━━ DATA SECTION

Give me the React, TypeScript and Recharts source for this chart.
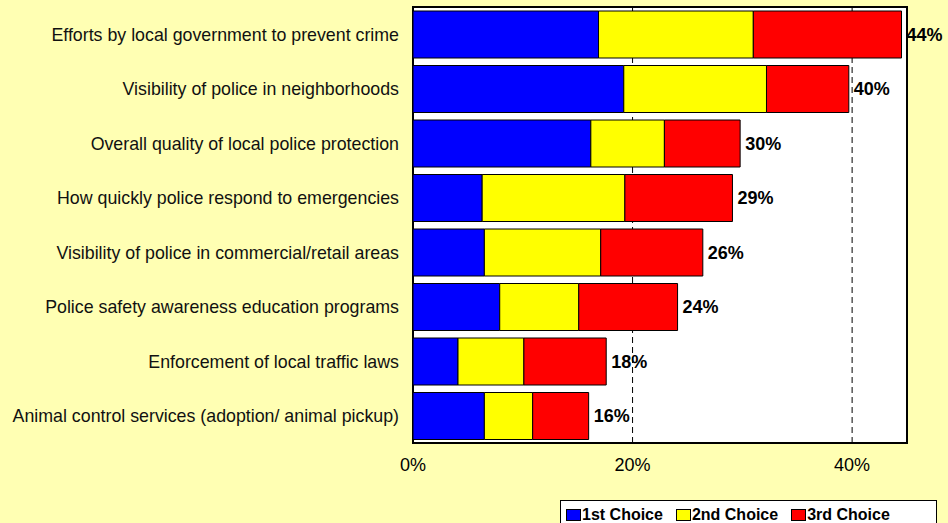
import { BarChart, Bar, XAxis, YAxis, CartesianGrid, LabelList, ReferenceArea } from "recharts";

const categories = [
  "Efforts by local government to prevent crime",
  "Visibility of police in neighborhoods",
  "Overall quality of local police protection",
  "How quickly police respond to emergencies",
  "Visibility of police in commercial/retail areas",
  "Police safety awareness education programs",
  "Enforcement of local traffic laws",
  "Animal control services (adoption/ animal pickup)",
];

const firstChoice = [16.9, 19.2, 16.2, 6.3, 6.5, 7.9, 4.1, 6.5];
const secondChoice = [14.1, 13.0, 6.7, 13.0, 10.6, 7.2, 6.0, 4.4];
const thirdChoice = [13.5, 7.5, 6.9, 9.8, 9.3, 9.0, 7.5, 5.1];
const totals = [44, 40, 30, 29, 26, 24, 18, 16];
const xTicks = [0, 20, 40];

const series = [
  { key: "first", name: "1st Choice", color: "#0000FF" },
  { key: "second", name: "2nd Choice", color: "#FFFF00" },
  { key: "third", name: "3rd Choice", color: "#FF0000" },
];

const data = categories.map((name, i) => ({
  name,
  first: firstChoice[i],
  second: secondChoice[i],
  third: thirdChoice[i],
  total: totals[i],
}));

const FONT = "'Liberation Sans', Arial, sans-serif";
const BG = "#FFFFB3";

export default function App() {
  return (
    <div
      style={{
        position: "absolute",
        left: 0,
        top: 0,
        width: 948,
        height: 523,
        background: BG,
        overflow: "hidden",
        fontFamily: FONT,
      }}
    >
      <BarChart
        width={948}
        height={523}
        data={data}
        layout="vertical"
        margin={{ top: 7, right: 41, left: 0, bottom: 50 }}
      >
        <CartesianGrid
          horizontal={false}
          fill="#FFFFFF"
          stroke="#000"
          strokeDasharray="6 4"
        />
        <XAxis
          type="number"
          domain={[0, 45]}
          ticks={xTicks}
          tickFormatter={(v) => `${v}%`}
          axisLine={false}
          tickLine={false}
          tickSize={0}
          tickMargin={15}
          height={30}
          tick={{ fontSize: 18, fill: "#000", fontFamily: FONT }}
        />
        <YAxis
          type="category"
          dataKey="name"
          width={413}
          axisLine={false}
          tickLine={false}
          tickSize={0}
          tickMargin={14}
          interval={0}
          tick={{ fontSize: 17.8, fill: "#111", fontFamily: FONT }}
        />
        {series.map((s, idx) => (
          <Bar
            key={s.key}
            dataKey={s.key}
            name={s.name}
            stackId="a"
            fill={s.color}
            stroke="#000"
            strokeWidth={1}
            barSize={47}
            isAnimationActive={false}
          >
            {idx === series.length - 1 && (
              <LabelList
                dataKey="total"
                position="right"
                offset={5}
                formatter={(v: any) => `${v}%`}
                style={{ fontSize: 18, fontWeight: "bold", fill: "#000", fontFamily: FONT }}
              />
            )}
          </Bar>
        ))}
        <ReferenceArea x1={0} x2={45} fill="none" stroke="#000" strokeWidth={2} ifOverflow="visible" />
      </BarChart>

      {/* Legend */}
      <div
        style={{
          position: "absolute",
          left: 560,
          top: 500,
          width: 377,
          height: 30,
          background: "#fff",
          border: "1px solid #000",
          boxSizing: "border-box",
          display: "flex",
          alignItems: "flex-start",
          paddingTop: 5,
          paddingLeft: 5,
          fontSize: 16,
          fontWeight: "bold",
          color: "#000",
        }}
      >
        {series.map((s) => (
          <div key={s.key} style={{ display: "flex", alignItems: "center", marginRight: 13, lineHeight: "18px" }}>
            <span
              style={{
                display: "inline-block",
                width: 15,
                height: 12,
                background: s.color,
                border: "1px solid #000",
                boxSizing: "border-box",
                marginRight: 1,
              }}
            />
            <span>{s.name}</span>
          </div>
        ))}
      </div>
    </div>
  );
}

━━━━

EXERCISE GOAL :: Exclude every picture and copy the remaining data exactly.

RIGHT ANSWER ::
Give me the React, TypeScript and Recharts source for this chart.
import { BarChart, Bar, XAxis, YAxis, CartesianGrid, LabelList, ReferenceArea } from "recharts";

const categories = [
  "Efforts by local government to prevent crime",
  "Visibility of police in neighborhoods",
  "Overall quality of local police protection",
  "How quickly police respond to emergencies",
  "Visibility of police in commercial/retail areas",
  "Police safety awareness education programs",
  "Enforcement of local traffic laws",
  "Animal control services (adoption/ animal pickup)",
];

const firstChoice = [16.9, 19.2, 16.2, 6.3, 6.5, 7.9, 4.1, 6.5];
const secondChoice = [14.1, 13.0, 6.7, 13.0, 10.6, 7.2, 6.0, 4.4];
const thirdChoice = [13.5, 7.5, 6.9, 9.8, 9.3, 9.0, 7.5, 5.1];
const totals = [44, 40, 30, 29, 26, 24, 18, 16];
const xTicks = [0, 20, 40];

const series = [
  { key: "first", name: "1st Choice", color: "#0000FF" },
  { key: "second", name: "2nd Choice", color: "#FFFF00" },
  { key: "third", name: "3rd Choice", color: "#FF0000" },
];

const data = categories.map((name, i) => ({
  name,
  first: firstChoice[i],
  second: secondChoice[i],
  third: thirdChoice[i],
  total: totals[i],
}));

const FONT = "'Liberation Sans', Arial, sans-serif";
const BG = "#FFFFB3";

export default function App() {
  return (
    <div
      style={{
        position: "absolute",
        left: 0,
        top: 0,
        width: 948,
        height: 523,
        background: BG,
        overflow: "hidden",
        fontFamily: FONT,
      }}
    >
      <BarChart
        width={948}
        height={523}
        data={data}
        layout="vertical"
        margin={{ top: 7, right: 41, left: 0, bottom: 50 }}
      >
        <CartesianGrid
          horizontal={false}
          fill="#FFFFFF"
          stroke="#000"
          strokeDasharray="6 4"
        />
        <XAxis
          type="number"
          domain={[0, 45]}
          ticks={xTicks}
          tickFormatter={(v) => `${v}%`}
          axisLine={false}
          tickLine={false}
          tickSize={0}
          tickMargin={15}
          height={30}
          tick={{ fontSize: 18, fill: "#000", fontFamily: FONT }}
        />
        <YAxis
          type="category"
          dataKey="name"
          width={413}
          axisLine={false}
          tickLine={false}
          tickSize={0}
          tickMargin={14}
          interval={0}
          tick={{ fontSize: 17.8, fill: "#111", fontFamily: FONT }}
        />
        {series.map((s, idx) => (
          <Bar
            key={s.key}
            dataKey={s.key}
            name={s.name}
            stackId="a"
            fill={s.color}
            stroke="#000"
            strokeWidth={1}
            barSize={47}
            isAnimationActive={false}
          >
            {idx === series.length - 1 && (
              <LabelList
                dataKey="total"
                position="right"
                offset={5}
                formatter={(v: any) => `${v}%`}
                style={{ fontSize: 18, fontWeight: "bold", fill: "#000", fontFamily: FONT }}
              />
            )}
          </Bar>
        ))}
        <ReferenceArea x1={0} x2={45} fill="none" stroke="#000" strokeWidth={2} ifOverflow="visible" />
      </BarChart>

      {/* Legend */}
      <div
        style={{
          position: "absolute",
          left: 560,
          top: 500,
          width: 377,
          height: 30,
          background: "#fff",
          border: "1px solid #000",
          boxSizing: "border-box",
          display: "flex",
          alignItems: "flex-start",
          paddingTop: 5,
          paddingLeft: 5,
          fontSize: 16,
          fontWeight: "bold",
          color: "#000",
        }}
      >
        {series.map((s) => (
          <div key={s.key} style={{ display: "flex", alignItems: "center", marginRight: 13, lineHeight: "18px" }}>
            <span
              style={{
                display: "inline-block",
                width: 15,
                height: 12,
                background: s.color,
                border: "1px solid #000",
                boxSizing: "border-box",
                marginRight: 1,
              }}
            />
            <span>{s.name}</span>
          </div>
        ))}
      </div>
    </div>
  );
}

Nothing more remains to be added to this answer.